There are other attempts to spice this thing up. While the episode with a Mormon moron is mildly amusing, one with the veteran soldier doesn't work and is more or less pathetic. Also, introducing three additional serial killers crossing paths with Kitty (on two separate occasions) just makes everything even more confusing and boring.

So let's just finish this. Obviously, the main question here is why? Or why the fuck? To me, Getting Off seems like a result of some sort of joke or bet between Hard Case editor Charles Ardai and Lawrence Block. Something like "let's publish some trash published previously as short stories and see if people will actually go for it". Not sexy, not funny and not violent (except for the scalping scene). Even crap like Money Shot is a masterpiece compared to this.

1.5/5

Facts:

Hero:
Katherine Ann Tolliver, daddy's little soldier. Now at age 23, Kitty the serial fucker and killer

Location:
Criss-crossing the whole USA

Body count
A bit hard to sum them all up. Twenty-one are confirmed kills, and I doubt that last guy made it, so let's officially make it 22. There's also a carton of poisoned Marlboros that Kitty smuggles into a prison, and since cigarettes are used for trading, I speculate that a few packs did their intended job for sure. And let us not forget this curious thing called proxy baptism (see facts section 'title'), meaning that Kitty could also be responsible for killing an additional 151 souls!

Dames
Kitty aka Kimmie aka Gloria aka Marsha aka Lindsay aka Pamela aka Gloria etc etc etc + Rita aka Ree + Angelica

Blackouts
One, resulting from a car crash.

Title: 
Kitty is getting off on fucking and killing people.

And funny enough, on page 212, I've found clarification of the term "New Hope for the Dead", which is, of course, the title of one of Charles Willeford's masterpieces whose meaning escaped me. In fact, I'm still not sure if I got it, as it has to do with Mormons and a thing called proxy baptism (see 'cool lines' below).
 
Cover
Nice and sexploitative as the title suggests, but not very accurate. Indeed, there is a scene where she kills a couple, but not with a knife. Gary is done with an icepick, and Angelica is strangled with a scarf. Hermes scarf! By Gregory Manchess.

Cool lines
Forget it. Fucking thing was locked up tighter than an SCA member's asshole. 

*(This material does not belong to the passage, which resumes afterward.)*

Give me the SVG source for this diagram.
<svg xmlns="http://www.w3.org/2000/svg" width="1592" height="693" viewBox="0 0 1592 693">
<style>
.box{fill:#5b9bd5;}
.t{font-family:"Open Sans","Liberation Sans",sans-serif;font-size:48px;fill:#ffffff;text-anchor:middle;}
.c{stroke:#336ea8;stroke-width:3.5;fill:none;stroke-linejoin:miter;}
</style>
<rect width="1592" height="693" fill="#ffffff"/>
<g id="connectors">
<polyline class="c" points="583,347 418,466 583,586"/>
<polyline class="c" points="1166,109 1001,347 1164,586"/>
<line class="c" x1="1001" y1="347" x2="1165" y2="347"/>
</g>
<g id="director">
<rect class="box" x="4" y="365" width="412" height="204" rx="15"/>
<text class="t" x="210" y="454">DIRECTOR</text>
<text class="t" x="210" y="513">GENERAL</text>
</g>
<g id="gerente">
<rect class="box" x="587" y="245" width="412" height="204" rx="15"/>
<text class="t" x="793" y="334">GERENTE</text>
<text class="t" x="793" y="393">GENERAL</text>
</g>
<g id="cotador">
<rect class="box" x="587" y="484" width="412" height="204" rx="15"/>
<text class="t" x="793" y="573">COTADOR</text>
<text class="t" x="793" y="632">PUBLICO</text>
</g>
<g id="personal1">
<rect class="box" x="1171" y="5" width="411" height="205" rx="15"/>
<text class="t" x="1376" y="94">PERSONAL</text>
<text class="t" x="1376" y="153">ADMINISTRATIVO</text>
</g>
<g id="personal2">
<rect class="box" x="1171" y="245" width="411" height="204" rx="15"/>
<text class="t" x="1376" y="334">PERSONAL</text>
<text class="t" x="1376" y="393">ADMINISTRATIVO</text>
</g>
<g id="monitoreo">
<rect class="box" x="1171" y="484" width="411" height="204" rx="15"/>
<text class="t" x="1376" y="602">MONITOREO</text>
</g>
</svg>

Did the SCA people know about the GPS? Like, were they okay with him having an authoritative female voice telling him where to go and what to do? Like, couldn't he have a male voice, just to remove another possible occasion of sin?
Fucking moron.

"He was baptized a hundred and fifty-two times."
"He was? Why, for God's sake?"
"Exactly."
"Huh?"
"For God's sake, and for the sake of a hundred and fifty-one poor souls who went through life without being baptized. It's a Mormon thing, Kimmie. It's called proxy baptism."

[From Kitty's marriage vows that she wrote herself under the influence of too much and too strong coffee:]
"...to have and to hold, to love and to cherish, to suck and to swallow, to admit and to welcome into all the openings of my body..."[The Coolest!]

Monday, January 28, 2013

Quarry's Ex (Max Allan Collins, 2011)

My favourite Quarry so far, without a doubt. Not as violent (or dumb) as The Last Quarry and even more suspenseful and overall entertaining than Quarry in the Middle.

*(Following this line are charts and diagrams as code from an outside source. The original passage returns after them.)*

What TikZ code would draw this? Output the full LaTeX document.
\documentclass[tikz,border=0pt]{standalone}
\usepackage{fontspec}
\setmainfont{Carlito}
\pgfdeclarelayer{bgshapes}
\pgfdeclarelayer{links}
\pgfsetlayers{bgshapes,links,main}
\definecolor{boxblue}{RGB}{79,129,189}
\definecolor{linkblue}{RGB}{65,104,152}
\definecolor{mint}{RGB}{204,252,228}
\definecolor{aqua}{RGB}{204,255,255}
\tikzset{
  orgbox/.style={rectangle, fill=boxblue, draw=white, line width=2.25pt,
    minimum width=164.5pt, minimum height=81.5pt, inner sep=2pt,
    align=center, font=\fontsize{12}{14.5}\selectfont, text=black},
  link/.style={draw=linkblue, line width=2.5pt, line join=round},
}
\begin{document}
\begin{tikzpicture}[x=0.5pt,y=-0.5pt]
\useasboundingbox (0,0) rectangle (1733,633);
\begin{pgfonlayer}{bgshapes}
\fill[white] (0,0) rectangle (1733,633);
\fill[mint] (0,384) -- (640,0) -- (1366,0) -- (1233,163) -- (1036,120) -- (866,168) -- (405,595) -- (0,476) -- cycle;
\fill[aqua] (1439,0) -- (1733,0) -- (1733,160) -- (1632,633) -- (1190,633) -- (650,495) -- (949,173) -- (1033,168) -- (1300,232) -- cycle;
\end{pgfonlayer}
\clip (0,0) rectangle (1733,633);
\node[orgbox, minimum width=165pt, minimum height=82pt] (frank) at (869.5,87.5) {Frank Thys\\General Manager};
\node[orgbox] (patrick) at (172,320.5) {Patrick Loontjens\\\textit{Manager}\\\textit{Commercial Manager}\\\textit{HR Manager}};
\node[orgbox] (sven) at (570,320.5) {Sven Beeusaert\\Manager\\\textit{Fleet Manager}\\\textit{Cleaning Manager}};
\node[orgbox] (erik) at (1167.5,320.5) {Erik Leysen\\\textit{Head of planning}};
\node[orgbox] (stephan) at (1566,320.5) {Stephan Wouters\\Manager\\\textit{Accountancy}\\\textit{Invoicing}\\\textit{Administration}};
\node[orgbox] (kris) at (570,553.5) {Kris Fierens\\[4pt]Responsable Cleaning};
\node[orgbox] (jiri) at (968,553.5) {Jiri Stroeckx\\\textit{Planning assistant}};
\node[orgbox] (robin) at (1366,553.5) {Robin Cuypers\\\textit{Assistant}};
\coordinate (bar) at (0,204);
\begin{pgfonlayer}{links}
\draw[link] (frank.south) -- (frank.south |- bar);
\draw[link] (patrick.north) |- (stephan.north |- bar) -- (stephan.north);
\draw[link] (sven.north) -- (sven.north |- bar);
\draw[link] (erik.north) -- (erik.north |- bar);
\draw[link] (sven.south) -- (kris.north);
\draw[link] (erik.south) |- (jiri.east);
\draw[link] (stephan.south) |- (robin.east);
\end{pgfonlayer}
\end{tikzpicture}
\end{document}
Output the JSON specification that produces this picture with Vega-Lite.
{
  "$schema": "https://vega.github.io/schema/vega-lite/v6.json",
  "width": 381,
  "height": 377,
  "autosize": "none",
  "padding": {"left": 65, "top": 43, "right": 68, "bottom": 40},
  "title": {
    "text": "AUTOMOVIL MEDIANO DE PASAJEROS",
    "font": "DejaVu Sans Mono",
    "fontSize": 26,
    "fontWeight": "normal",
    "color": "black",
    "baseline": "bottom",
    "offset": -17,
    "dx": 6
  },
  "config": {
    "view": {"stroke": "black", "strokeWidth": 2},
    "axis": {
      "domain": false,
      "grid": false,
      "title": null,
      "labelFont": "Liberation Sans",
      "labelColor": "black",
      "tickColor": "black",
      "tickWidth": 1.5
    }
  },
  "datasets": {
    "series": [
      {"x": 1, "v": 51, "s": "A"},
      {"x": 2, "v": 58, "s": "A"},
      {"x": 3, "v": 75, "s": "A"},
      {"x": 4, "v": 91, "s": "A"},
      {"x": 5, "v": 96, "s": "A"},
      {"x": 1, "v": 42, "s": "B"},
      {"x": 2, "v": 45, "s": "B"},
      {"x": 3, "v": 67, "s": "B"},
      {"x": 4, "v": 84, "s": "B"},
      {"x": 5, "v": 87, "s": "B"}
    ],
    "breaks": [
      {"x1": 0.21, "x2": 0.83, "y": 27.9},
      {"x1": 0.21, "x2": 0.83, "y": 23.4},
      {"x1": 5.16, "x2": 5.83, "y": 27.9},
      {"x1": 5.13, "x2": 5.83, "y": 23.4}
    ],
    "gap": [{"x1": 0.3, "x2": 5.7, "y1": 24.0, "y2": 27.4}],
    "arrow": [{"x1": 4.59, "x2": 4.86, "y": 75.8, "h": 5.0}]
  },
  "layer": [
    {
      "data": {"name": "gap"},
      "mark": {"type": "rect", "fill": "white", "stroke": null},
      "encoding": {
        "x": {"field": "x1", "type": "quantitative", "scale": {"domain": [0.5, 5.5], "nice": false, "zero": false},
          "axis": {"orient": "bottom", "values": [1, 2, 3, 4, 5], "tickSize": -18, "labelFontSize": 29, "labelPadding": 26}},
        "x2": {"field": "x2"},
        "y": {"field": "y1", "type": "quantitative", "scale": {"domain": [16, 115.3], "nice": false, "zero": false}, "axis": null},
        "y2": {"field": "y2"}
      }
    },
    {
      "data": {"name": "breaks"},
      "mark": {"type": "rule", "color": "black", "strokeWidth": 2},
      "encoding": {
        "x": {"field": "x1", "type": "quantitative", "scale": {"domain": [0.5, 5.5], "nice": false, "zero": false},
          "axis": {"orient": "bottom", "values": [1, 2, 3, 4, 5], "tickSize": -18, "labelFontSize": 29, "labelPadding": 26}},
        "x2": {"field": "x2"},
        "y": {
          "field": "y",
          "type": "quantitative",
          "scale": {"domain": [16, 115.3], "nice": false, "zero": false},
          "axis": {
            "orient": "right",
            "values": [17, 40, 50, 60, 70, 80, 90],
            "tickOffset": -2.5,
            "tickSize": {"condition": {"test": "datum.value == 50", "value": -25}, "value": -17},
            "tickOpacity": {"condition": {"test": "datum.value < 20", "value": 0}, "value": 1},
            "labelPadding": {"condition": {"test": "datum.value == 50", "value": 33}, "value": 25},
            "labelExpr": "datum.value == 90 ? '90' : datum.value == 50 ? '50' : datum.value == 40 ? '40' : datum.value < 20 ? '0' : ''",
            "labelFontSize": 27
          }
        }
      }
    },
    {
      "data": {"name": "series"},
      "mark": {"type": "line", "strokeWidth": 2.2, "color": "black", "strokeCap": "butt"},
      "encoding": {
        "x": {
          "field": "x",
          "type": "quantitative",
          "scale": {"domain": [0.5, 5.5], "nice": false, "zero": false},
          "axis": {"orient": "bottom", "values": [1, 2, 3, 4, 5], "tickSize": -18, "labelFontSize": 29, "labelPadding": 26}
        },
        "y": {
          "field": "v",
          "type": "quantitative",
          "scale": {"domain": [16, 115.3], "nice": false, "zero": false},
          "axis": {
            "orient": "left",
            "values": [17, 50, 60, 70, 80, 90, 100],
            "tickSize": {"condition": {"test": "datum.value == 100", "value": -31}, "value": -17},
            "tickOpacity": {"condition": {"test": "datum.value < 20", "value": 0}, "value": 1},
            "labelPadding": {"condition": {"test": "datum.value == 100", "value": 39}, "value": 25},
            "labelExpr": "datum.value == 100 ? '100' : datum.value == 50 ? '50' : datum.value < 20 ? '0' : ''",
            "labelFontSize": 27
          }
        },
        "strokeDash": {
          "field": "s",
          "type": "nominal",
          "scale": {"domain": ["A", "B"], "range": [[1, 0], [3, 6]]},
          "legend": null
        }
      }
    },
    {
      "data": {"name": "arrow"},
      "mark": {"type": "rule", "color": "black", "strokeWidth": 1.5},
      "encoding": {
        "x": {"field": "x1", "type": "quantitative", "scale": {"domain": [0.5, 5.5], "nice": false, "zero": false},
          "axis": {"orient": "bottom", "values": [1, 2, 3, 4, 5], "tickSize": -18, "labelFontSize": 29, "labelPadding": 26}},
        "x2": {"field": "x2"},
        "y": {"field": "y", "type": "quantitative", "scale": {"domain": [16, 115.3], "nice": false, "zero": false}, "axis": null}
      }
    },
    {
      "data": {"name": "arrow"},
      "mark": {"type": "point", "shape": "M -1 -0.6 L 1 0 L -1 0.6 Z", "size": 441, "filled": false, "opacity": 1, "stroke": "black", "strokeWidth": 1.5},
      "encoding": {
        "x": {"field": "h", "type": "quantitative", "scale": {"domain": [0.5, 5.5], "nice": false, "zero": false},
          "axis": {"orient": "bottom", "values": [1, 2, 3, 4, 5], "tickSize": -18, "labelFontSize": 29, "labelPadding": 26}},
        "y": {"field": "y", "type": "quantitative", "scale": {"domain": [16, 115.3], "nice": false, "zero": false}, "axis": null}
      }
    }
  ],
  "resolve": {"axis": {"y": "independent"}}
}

This time around, our anti-hero hit-man of hit-men operates on the location of the B-movie shooting set. Show business related crime novels are usually good fun and since this exploitation flick is titled Hard Wheels 2 we can expect lots of weird characters. Its main star is a former Playmate of the Year who is also a mistress of the mobster who financially backs the movie (=executive producer). This guy also fucks another member of the cast, but lovely bunny is not too concerned with that because she's fucking the director (and also gives our hero a quick blowjob). The male star is gay (queer as a three-dollar bill), and there are some suspicious extras/bodyguards, bikers, and of course, the creative duo of producer and director.

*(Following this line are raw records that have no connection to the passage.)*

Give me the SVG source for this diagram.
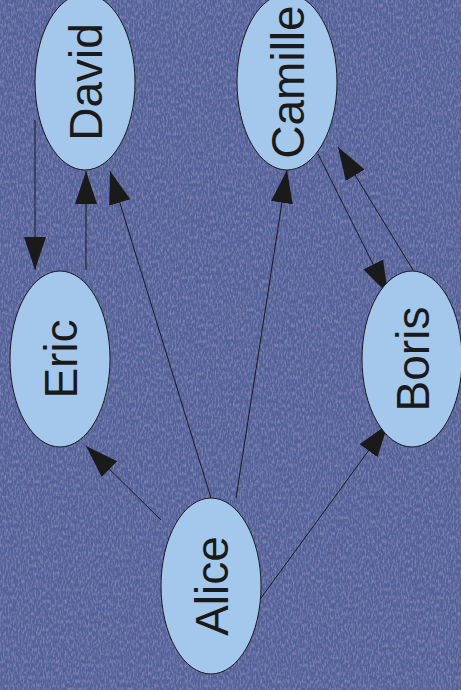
<svg xmlns="http://www.w3.org/2000/svg" width="461" height="690" viewBox="0 0 461 690">
<style>
.node ellipse{fill:#a4c8ec;stroke:#1a1a1a;stroke-width:1}
.node text{font-family:"Liberation Sans",Arial,sans-serif;font-size:46px;fill:#1a1a1a;text-anchor:middle}
#edges line{stroke:#1a1a1a;stroke-width:1;marker-end:url(#arr)}
</style>
<defs>
<marker id="arr" markerUnits="userSpaceOnUse" markerWidth="34" markerHeight="24" refX="33" refY="11" orient="auto">
<path d="M0,0 L33,11 L0,22 z" fill="#1a1a1a"/>
</marker>
<filter id="tex" x="0" y="0" width="100%" height="100%">
<feTurbulence type="fractalNoise" baseFrequency="0.6 0.25" numOctaves="3" seed="7" result="n"/>
<feColorMatrix in="n" type="matrix" values="0 0 0 0 0.58  0 0 0 0 0.5  0 0 0 0 0.78  0 0 0 1.4 -0.6" result="c"/>
<feComposite in="c" in2="SourceGraphic" operator="over"/>
</filter>
</defs>
<rect width="461" height="690" fill="#53639a"/>
<rect width="461" height="690" fill="#53639a" filter="url(#tex)" opacity="0.55"/>
<g id="edges">
<line x1="35" y1="120" x2="35" y2="270"/>
<line x1="86" y1="270" x2="86" y2="171"/>
<line x1="211" y1="498" x2="110" y2="171"/>
<line x1="236" y1="498" x2="287" y2="170"/>
<line x1="318" y1="154" x2="388" y2="294"/>
<line x1="413" y1="270" x2="338" y2="147"/>
<line x1="161" y1="520" x2="86" y2="446"/>
<line x1="261" y1="598" x2="388" y2="424"/>
</g>
<g id="david" class="node"><ellipse cx="85" cy="82" rx="50" ry="88"/><text transform="translate(101.5,82) rotate(-90)">David</text></g>
<g id="camille" class="node"><ellipse cx="287" cy="82" rx="50" ry="88"/><text transform="translate(303.5,82) rotate(-90)">Camille</text></g>
<g id="eric" class="node"><ellipse cx="60" cy="359" rx="50" ry="88"/><text transform="translate(76.5,359) rotate(-90)">Eric</text></g>
<g id="boris" class="node"><ellipse cx="412" cy="359" rx="50" ry="88"/><text transform="translate(428.5,359) rotate(-90)">Boris</text></g>
<g id="alice" class="node"><ellipse cx="211" cy="586" rx="50" ry="88"/><text transform="translate(227.5,586) rotate(-90)">Alice</text></g>
</svg>
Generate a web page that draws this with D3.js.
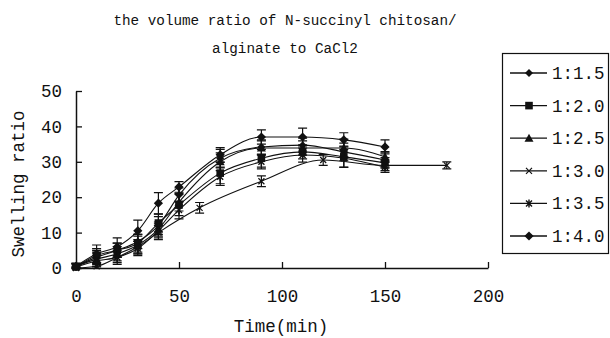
<!DOCTYPE html>
<html>
<head>
<meta charset="utf-8">
<script src="https://cdn.jsdelivr.net/npm/d3@7"></script>
<style>
  body { margin: 0; background: #fff; }
  svg text { font-family: "Liberation Mono", "DejaVu Sans Mono", monospace; fill: #111; }
</style>
</head>
<body>
<svg id="chart" width="610" height="338"></svg>
<script>
// DATA
const titleLines = ["the volume ratio of N-succinyl chitosan/", "alginate to CaCl2"];
const xTicks = [0, 50, 100, 150, 200];
const yTicks = [0, 10, 20, 30, 40, 50];
const times = [0, 10, 20, 30, 40, 50, 70, 90, 110, 130, 150];
const times30 = [0, 10, 20, 30, 40, 60, 90, 120, 150, 180];

const s15 = [0.5, 3, 5, 7.5, 12, 20.6, 31, 34.2, 34.7, 32.8, 30.5];
const s20 = [0.3, 3.5, 5, 7, 12.7, 17.8, 26.8, 31, 32.8, 31.4, 29.7];
const s25 = [0.5, 2.5, 4, 6.5, 11, 18.6, 30, 33.9, 33.9, 33.9, 31.4];
const s30 = [0, 0.5, 3, 6, 10, 17, 24.5, 30.5, 29, 29];
const s35 = [0.3, 2, 3, 5.5, 10.5, 16.4, 25.8, 30, 31.9, 31, 28.5];
const s40 = [0.5, 4, 6, 10.5, 18.3, 22.9, 32, 37, 37, 36.2, 34.2];

const e15 = [0.8, 2, 2, 2, 2.5, 2, 2.5, 2, 2, 2.5, 2];
const e20 = [0.8, 2, 2, 2.5, 2.5, 3, 3, 2.5, 2, 3, 1.5];
const e25 = [0.8, 2, 2, 2.5, 2, 2.5, 2.5, 2, 2, 2.5, 1.5];
const e30 = [0.5, 0.8, 1.5, 2, 2, 1.5, 1.5, 1.5, 1.5, 1];
const e35 = [0.8, 1.5, 2, 2, 2, 2.5, 2.5, 2, 2, 2.5, 1.5];
const e40 = [0.8, 2.5, 2.5, 3, 3, 1.5, 2, 2, 2.5, 2, 2];

const labels = ["1:1.5", "1:2.0", "1:2.5", "1:3.0", "1:3.5", "1:4.0"];
const seriesVals = [s15, s20, s25, s30, s35, s40];
const seriesErr = [e15, e20, e25, e30, e35, e40];
const seriesTimes = [times, times, times, times30, times, times];
const shapes = ["diamond", "square", "triangle", "cross", "star", "diamondBig"];

const svg = d3.select("#chart");
const ink = "#111";

const x = d3.scaleLinear().domain([0, 200]).range([76, 488]);
const y = d3.scaleLinear().domain([0, 50]).range([268, 91]);

// title
svg.append("g").selectAll("text").data(titleLines).join("text")
  .attr("x", 285).attr("y", (d, i) => 25 + i * 28)
  .attr("text-anchor", "middle").attr("font-size", 14.3)
  .text(d => d);

// axes with inside ticks
const xAxis = svg.append("g").attr("transform", `translate(0,${y(0)})`)
  .call(d3.axisBottom(x).tickValues(xTicks).tickSize(-6).tickPadding(22).tickSizeOuter(0));
const yAxis = svg.append("g").attr("transform", `translate(${x(0)},0)`)
  .call(d3.axisLeft(y).tickValues(yTicks).tickSize(-6).tickPadding(14).tickSizeOuter(0));
[xAxis, yAxis].forEach(a => {
  a.select(".domain").attr("stroke", ink).attr("stroke-width", 1.5);
  a.selectAll(".tick line").attr("stroke", ink).attr("stroke-width", 1.3);
  a.selectAll(".tick text").attr("font-size", 17.5).attr("fill", "#222")
    .style("font-family", "'Liberation Mono', monospace");
});

svg.append("text").attr("x", 281).attr("y", 332).attr("text-anchor", "middle")
  .attr("font-size", 17.5).text("Time(min)");
svg.append("text").attr("transform", "translate(24,184) rotate(-90)")
  .attr("text-anchor", "middle").attr("font-size", 17.5).text("Swelling ratio");

// markers
function drawMarker(g, shape, cx, cy) {
  if (shape === "diamond" || shape === "diamondBig") {
    const r = shape === "diamond" ? 4 : 4.6;
    g.append("path").attr("d", `M${cx},${cy - r}L${cx + r},${cy}L${cx},${cy + r}L${cx - r},${cy}Z`).attr("fill", ink);
  } else if (shape === "square") {
    g.append("rect").attr("x", cx - 3.8).attr("y", cy - 3.8).attr("width", 7.6).attr("height", 7.6).attr("fill", ink);
  } else if (shape === "triangle") {
    g.append("path").attr("d", `M${cx},${cy - 4.5}L${cx + 4.5},${cy + 3.5}L${cx - 4.5},${cy + 3.5}Z`).attr("fill", ink);
  } else if (shape === "cross") {
    g.append("path").attr("d", `M${cx - 3},${cy - 3}L${cx + 3},${cy + 3}M${cx - 3},${cy + 3}L${cx + 3},${cy - 3}`)
      .attr("stroke", ink).attr("stroke-width", 1.2);
  } else {
    g.append("path").attr("d", `M${cx - 3},${cy - 3}L${cx + 3},${cy + 3}M${cx - 3},${cy + 3}L${cx + 3},${cy - 3}M${cx},${cy - 4}L${cx},${cy + 4}`)
      .attr("stroke", ink).attr("stroke-width", 1.4);
  }
}

const line = d3.line().curve(d3.curveMonotoneX).x(d => x(d.t)).y(d => y(d.v));

seriesVals.forEach((vals, si) => {
  const pts = vals.map((v, i) => ({ t: seriesTimes[si][i], v: v, e: seriesErr[si][i] }));
  const g = svg.append("g");
  g.append("path").datum(pts).attr("d", line).attr("fill", "none")
    .attr("stroke", ink).attr("stroke-width", 1.1);
  pts.forEach(p => {
    const cx = x(p.t), lo = y(Math.max(0, p.v - p.e)), hi = y(p.v + p.e);
    g.append("path")
      .attr("d", `M${cx},${lo}L${cx},${hi}M${cx - 4.5},${lo}L${cx + 4.5},${lo}M${cx - 4.5},${hi}L${cx + 4.5},${hi}`)
      .attr("stroke", ink).attr("stroke-width", 1.2).attr("fill", "none");
    drawMarker(g, shapes[si], cx, y(p.v));
  });
});

// legend
const legend = svg.append("g");
legend.append("rect").attr("x", 502.5).attr("y", 53.5).attr("width", 106).attr("height", 200)
  .attr("fill", "#fff").attr("stroke", ink).attr("stroke-width", 1.2);
labels.forEach((lab, i) => {
  const ly = 73 + i * 32.6;
  legend.append("line").attr("x1", 510).attr("x2", 547).attr("y1", ly).attr("y2", ly)
    .attr("stroke", ink).attr("stroke-width", 1.3);
  drawMarker(legend, shapes[i], 529, ly);
  legend.append("text").attr("x", 552).attr("y", ly + 6).attr("font-size", 17.5).text(lab);
});
</script>
</body>
</html>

Quarry is hired to protect the director, but his assignment becomes a bit unusual when he discovers that his ex-wife is now married to this guy and that she also stars in the movie. And this is the first cool trick that Collins pulls because we all know that coincidences don't just happen, at least not in pulp novels. There must be a connection, right?

The action is good, and the violence is more than decent (and even funny at times). This one, too - like Deadly Beloved - is driven by great dialogue and would make a terrific comic book or movie adaptation. Just imagine a scene where Quarry gets a blowjob and afterwards the girl apologises for spitting his cum and not swallowing it - "You don't think I keep my figure not watching my calories, do you?". I know, I know. It's a bit silly macho crap, but what the hell - it's still a good, harmless laugh.

But here we also get a solid plot that thickens slowly and nicely. The author knows exactly what he's doing and where he is going. Quarry is no detective (hell, he doesn't even pretend to be one!) and doesn't go around interviewing people. Still, he efficiently solves the second part of his job (finding out who ordered the hit) using a simple process of elimination. The ending is good and surprising in more than one way. Double indemnity will be the name of the game, but I won't reveal how Quarry will manage to deal with his ex. Get the book and find out for yourself. I'm sure you won't be disappointed.

4/5

Facts:

Hero:
Quarry, using the name Jack Reynolds

Location
80s, in a small town, Boot Hill, sixty miles south of Las Vegas, Nevada. However, since we are accustomed to Quarry being elusive and secretive, it's not surprising that this location cannot be found on Google Maps.

Body count
4 + another one from the past, not related to this story

Dames
His ex, Joni, and Miss Tiffany Goodwin.

Blackouts
/

Title: 
It's okay, although his ex is not really the central character. Maybe something like "Quarry goes to Movies" would be better.

Cover
Really cool and dark one. Loved those colours. Illustration is copyrighted by Gregory Manchess, and it's accurate enough, as there's a scene where Joni is swimming in the pool and Quarry comes over with a gun. But she's not naked; "her bikini tonight a red skimpy thing"

Cool lines:  
"Will there be nude scenes?" 
"Frequently. She was not hired because she gets mistaken for Meryl Streep"
"Jim, you and I know the number of Playmates of the year who have gone on to star in films can be counted on one hand and maybe a dick. What makes Miss Goodwin special?" 

I skipped lunch. It's not that killing some fuck freaked me out or anything, but neither did I work up an appetite.[The Coolest!]


The producer looked exhausted, maybe from having to deliver that speech about the choice of Tiffany being artistic and commercial.

He was on my left, the .38 in his right hand. and was aiming his dick with his left. Ambidextrous pisser, Jake was.  [The Coolest!]